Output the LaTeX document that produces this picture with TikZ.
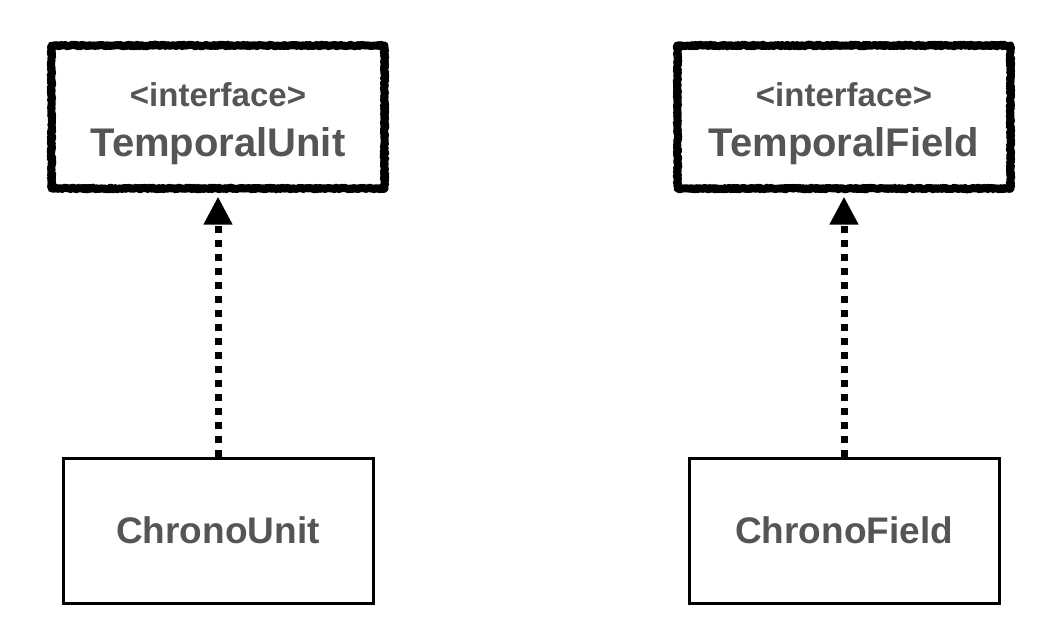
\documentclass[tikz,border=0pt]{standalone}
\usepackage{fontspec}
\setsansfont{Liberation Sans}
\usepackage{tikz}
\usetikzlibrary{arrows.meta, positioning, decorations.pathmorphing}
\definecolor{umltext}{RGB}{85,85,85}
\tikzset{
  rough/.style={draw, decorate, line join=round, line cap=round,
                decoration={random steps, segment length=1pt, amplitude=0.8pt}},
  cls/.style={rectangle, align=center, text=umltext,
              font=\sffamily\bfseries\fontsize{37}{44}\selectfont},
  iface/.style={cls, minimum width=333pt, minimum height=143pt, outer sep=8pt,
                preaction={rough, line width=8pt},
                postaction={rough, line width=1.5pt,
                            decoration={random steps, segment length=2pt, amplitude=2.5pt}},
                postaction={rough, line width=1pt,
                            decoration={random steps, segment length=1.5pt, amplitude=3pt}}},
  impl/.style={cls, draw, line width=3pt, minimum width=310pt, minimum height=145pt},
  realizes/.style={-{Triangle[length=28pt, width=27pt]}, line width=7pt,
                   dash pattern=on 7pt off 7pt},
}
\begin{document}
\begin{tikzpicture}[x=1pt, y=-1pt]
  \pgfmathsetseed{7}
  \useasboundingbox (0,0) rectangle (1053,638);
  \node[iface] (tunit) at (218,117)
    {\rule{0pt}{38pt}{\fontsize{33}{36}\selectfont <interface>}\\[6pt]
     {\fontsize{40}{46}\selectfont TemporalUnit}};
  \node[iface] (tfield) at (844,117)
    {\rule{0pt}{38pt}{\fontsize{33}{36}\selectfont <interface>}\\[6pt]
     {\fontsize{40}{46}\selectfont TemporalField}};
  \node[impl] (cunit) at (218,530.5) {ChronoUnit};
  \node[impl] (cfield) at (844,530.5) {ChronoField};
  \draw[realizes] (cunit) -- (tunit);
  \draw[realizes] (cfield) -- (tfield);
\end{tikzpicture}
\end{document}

........

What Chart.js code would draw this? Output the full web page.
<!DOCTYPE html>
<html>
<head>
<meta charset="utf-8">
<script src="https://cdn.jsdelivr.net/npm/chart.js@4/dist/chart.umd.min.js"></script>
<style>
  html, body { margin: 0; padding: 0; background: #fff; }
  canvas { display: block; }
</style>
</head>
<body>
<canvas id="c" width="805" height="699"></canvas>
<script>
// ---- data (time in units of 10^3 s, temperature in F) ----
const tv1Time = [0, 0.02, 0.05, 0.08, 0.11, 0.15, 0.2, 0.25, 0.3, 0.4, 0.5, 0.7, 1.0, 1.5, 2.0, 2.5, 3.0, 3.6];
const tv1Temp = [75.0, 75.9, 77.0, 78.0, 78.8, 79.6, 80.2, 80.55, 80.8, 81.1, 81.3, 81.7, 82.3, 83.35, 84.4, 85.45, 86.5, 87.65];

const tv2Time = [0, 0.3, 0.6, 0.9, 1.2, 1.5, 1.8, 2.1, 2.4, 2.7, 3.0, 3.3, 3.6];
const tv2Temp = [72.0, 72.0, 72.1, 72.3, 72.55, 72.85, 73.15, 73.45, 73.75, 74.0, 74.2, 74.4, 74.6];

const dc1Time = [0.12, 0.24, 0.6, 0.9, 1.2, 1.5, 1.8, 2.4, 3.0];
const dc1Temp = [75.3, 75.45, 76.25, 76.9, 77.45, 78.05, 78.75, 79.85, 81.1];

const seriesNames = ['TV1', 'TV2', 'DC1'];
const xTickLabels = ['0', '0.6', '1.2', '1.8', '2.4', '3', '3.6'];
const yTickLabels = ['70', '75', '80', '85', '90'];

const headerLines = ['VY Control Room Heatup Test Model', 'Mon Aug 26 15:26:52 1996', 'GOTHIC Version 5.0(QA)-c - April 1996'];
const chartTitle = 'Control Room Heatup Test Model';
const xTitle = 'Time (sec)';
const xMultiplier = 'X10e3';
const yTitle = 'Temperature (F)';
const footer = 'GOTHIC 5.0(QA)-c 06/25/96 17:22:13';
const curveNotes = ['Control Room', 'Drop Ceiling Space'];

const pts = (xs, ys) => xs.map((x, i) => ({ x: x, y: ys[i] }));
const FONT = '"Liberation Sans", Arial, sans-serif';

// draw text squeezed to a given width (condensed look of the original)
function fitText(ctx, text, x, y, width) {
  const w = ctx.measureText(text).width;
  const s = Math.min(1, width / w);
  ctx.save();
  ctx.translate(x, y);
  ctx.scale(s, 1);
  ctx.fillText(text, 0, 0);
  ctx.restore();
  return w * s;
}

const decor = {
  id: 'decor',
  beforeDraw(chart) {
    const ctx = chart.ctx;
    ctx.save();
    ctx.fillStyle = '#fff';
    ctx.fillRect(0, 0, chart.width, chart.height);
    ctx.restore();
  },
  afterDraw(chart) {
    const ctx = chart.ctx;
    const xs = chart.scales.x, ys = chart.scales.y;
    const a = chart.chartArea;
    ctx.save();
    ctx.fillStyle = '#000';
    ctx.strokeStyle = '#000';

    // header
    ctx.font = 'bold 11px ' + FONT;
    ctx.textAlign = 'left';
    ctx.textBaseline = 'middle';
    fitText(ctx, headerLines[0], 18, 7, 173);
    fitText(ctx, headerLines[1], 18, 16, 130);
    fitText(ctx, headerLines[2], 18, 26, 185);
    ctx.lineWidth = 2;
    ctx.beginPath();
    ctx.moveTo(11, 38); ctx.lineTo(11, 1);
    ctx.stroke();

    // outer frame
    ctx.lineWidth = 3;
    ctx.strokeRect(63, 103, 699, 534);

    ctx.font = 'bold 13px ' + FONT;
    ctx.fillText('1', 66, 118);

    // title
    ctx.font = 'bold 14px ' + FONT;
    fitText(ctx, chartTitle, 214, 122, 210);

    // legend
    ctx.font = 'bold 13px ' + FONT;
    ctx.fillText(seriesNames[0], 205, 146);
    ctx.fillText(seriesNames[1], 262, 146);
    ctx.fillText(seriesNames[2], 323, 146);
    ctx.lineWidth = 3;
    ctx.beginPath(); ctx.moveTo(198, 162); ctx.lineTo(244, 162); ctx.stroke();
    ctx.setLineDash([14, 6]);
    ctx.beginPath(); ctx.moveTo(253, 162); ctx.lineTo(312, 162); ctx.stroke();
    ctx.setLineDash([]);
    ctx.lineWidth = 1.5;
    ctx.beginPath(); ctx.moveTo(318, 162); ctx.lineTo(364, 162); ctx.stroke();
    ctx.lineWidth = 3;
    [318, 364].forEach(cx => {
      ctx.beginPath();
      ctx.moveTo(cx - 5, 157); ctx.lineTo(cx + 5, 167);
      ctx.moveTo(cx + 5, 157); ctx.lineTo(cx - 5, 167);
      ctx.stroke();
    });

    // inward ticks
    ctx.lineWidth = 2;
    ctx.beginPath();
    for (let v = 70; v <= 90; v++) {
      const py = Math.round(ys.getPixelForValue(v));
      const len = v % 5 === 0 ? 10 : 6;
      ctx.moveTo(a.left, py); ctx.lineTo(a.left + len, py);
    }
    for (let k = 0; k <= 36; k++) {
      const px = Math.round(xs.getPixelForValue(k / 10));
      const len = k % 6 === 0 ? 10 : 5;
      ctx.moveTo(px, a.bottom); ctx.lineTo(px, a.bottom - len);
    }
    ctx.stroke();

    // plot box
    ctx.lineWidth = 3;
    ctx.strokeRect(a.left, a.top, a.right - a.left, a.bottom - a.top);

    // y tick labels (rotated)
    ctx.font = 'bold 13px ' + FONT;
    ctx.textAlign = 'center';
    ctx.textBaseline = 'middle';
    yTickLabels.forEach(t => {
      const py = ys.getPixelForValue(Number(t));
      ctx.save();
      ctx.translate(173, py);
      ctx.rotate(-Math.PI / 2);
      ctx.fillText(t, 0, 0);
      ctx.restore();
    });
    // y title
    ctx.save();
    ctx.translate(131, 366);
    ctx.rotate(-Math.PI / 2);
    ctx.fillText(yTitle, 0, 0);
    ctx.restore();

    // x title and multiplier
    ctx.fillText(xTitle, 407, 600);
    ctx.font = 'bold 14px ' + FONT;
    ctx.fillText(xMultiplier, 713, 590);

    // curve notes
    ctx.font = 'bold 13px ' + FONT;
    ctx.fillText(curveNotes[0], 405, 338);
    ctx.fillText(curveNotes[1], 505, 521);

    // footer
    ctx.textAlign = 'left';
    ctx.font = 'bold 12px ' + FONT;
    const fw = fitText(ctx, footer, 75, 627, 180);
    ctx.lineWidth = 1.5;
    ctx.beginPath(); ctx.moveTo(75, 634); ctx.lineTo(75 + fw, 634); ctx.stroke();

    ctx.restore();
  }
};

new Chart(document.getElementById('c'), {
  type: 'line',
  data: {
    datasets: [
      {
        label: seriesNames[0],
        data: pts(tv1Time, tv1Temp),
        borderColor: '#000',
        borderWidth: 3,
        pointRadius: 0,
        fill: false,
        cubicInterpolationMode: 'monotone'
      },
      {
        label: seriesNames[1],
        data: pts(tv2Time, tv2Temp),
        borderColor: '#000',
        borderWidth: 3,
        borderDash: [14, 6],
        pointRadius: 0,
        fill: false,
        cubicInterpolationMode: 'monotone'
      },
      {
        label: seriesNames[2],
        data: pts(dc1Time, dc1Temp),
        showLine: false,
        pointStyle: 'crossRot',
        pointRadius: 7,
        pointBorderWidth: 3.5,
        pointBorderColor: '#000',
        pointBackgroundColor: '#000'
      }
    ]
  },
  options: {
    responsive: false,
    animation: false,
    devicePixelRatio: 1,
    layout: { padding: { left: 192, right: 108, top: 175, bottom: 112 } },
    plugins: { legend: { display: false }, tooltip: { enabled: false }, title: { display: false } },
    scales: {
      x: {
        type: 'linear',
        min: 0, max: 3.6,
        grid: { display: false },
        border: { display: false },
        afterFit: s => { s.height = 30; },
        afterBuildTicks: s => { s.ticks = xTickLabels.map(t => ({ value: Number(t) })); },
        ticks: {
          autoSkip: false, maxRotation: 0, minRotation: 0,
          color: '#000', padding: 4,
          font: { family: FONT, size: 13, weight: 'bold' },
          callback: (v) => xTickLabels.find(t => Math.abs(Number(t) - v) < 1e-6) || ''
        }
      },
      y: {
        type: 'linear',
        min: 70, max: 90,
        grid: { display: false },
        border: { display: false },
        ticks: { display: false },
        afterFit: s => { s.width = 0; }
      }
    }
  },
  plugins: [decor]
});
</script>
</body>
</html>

........

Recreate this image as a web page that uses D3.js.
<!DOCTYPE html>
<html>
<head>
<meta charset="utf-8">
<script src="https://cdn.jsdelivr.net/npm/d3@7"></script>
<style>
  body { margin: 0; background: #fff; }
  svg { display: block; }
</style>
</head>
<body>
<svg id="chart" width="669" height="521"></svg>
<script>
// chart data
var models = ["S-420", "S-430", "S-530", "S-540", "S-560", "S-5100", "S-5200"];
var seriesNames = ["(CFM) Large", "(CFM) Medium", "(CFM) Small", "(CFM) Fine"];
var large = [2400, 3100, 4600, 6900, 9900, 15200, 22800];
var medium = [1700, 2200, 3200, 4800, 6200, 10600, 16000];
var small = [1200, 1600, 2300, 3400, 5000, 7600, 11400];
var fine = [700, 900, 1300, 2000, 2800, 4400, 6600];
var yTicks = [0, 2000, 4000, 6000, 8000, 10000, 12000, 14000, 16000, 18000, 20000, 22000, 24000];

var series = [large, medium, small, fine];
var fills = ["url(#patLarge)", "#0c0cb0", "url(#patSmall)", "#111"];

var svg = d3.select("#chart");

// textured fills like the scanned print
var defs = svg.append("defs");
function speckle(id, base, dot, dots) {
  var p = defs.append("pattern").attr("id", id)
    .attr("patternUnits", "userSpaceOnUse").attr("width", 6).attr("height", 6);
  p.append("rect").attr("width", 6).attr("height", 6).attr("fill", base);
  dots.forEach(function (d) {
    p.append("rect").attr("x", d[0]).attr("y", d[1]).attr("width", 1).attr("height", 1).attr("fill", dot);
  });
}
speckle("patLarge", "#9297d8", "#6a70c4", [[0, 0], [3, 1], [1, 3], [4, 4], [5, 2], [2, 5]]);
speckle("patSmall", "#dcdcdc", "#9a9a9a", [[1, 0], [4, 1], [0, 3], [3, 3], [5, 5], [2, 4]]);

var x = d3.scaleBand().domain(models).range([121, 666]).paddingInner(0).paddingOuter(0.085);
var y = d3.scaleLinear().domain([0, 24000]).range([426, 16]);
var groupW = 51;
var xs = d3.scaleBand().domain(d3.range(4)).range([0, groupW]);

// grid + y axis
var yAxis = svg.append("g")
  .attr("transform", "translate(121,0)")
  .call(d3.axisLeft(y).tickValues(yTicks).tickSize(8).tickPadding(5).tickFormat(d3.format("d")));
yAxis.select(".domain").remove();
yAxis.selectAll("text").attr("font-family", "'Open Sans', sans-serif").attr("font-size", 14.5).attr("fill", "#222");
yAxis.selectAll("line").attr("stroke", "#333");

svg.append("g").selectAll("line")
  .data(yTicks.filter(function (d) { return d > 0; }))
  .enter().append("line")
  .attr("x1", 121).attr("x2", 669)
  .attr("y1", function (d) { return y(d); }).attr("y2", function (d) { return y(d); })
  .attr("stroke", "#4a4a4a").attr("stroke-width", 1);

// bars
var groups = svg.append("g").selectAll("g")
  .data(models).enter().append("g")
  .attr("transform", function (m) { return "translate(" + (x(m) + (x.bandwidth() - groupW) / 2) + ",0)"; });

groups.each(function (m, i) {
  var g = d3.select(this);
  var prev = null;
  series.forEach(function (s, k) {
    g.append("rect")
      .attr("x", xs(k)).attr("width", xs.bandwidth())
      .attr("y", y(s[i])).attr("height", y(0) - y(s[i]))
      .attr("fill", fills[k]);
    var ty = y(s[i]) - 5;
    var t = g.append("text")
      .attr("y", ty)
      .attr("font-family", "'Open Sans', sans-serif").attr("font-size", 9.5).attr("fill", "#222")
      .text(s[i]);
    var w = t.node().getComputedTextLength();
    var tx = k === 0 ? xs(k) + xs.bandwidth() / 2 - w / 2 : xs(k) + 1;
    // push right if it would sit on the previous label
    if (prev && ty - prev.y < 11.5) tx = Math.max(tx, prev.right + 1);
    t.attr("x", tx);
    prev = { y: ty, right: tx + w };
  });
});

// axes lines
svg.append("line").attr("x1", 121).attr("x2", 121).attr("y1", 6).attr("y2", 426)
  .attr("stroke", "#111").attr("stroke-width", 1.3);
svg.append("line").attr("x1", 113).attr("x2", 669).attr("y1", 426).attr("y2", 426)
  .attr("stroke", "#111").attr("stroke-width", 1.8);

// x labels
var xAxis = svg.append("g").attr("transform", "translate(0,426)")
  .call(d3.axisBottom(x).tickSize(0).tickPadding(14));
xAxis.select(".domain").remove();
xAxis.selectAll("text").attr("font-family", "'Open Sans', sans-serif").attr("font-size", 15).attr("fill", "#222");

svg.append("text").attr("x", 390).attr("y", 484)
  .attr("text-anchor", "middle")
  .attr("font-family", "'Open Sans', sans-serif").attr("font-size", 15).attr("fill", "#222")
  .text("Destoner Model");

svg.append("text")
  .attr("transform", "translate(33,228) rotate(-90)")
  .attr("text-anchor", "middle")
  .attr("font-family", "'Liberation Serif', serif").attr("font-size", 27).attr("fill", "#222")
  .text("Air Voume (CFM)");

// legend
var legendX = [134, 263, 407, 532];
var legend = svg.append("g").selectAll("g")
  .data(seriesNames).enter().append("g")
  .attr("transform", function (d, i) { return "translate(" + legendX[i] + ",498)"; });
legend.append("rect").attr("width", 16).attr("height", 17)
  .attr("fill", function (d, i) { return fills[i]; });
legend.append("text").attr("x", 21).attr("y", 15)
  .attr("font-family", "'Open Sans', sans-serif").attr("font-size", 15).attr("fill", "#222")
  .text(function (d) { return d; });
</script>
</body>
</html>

........

__Exercise task__:
Pick out each line that holds the string "this".

__Reply to the task__:
Output the LaTeX document that produces this picture with TikZ.
What Chart.js code would draw this? Output the full web page.
Recreate this image as a web page that uses D3.js.
  var g = d3.select(this);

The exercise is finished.